We provide non-perturbative evidence for the fact that there is no hot electroweak phase transition at large Higgs masses, $m_H = 95$, 120 and 180 GeV. This means that the line of first order phase transitions separating the symmetric and broken phases at small $m_H$ has an end point $m_{H,c}$. In the minimal standard electroweak theory 70 GeV $<m_{H,c}<$ 95 GeV and most likely $m_{H,c} \approx 80$ GeV. If the electroweak theory is weakly coupled and the Higgs boson is found to be heavier than the critical value (which depends on the theory in question), cosmological remnants from the electroweak epoch are improbable.

Figures (5)

• Figure 1: The schematical phase diagram for the SU(2) gauge-Higgs theory. Solid line is the phase transition and dashed lines indicate the metastability region.

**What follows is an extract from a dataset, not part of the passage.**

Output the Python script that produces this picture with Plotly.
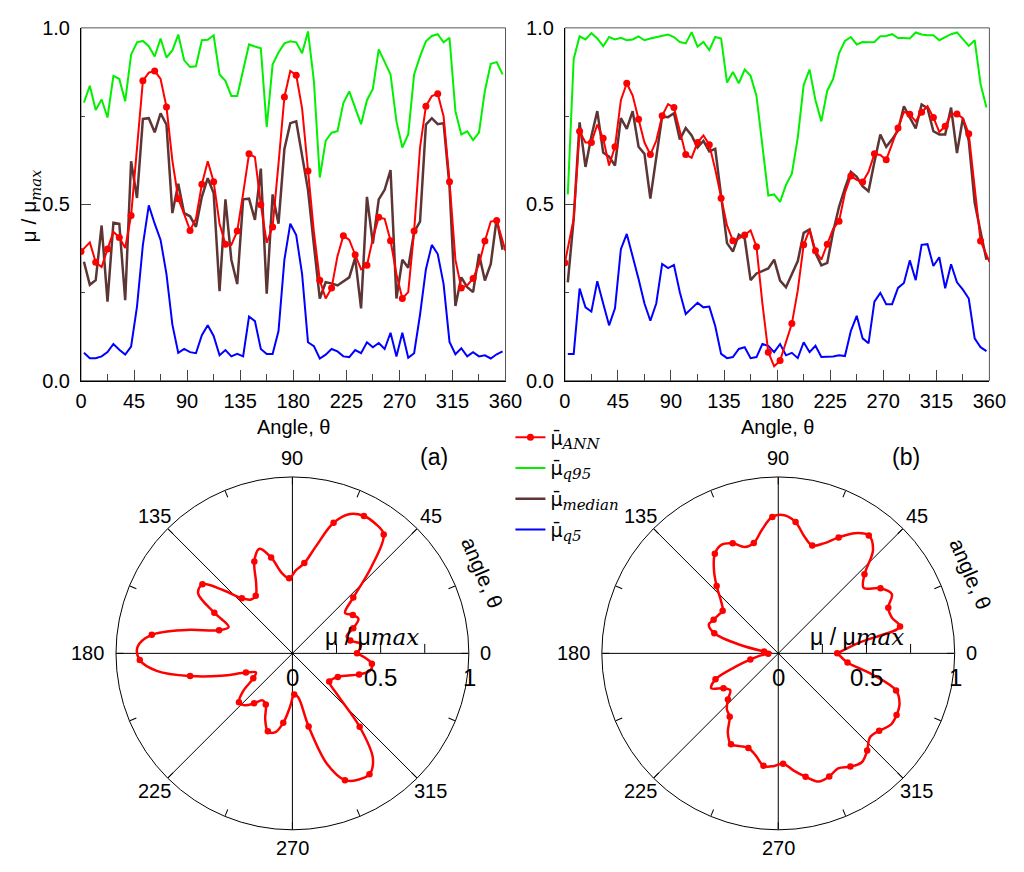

• Figure 2: $\phi^\dagger\phi$ susceptibility at $m_H^*=120$ GeV plotted as a function of $T^*$ for lattices of various sizes. The lower panel shows in more detail the region near the maximum; the continuous lines with error bands result from multihistogram reweighting. The maximum values are plotted in Fig. 3.
• Figure 3: The maximum values $\chi_{\rm max}$ for different $m_H^*$ plotted as a function of $V$. The dashed lines are lines $\sim V,V^{1/2},V^0$.
• Figure 4: The scalar and vector mass dependence on the temperature for "small" Higgs masses, $m_H^*=60$ and $80$ GeV
• Figure 5: The scalar and vector mass dependence on the temperature for "large" Higgs masses, $m_H^*=120$ and $180$ GeV.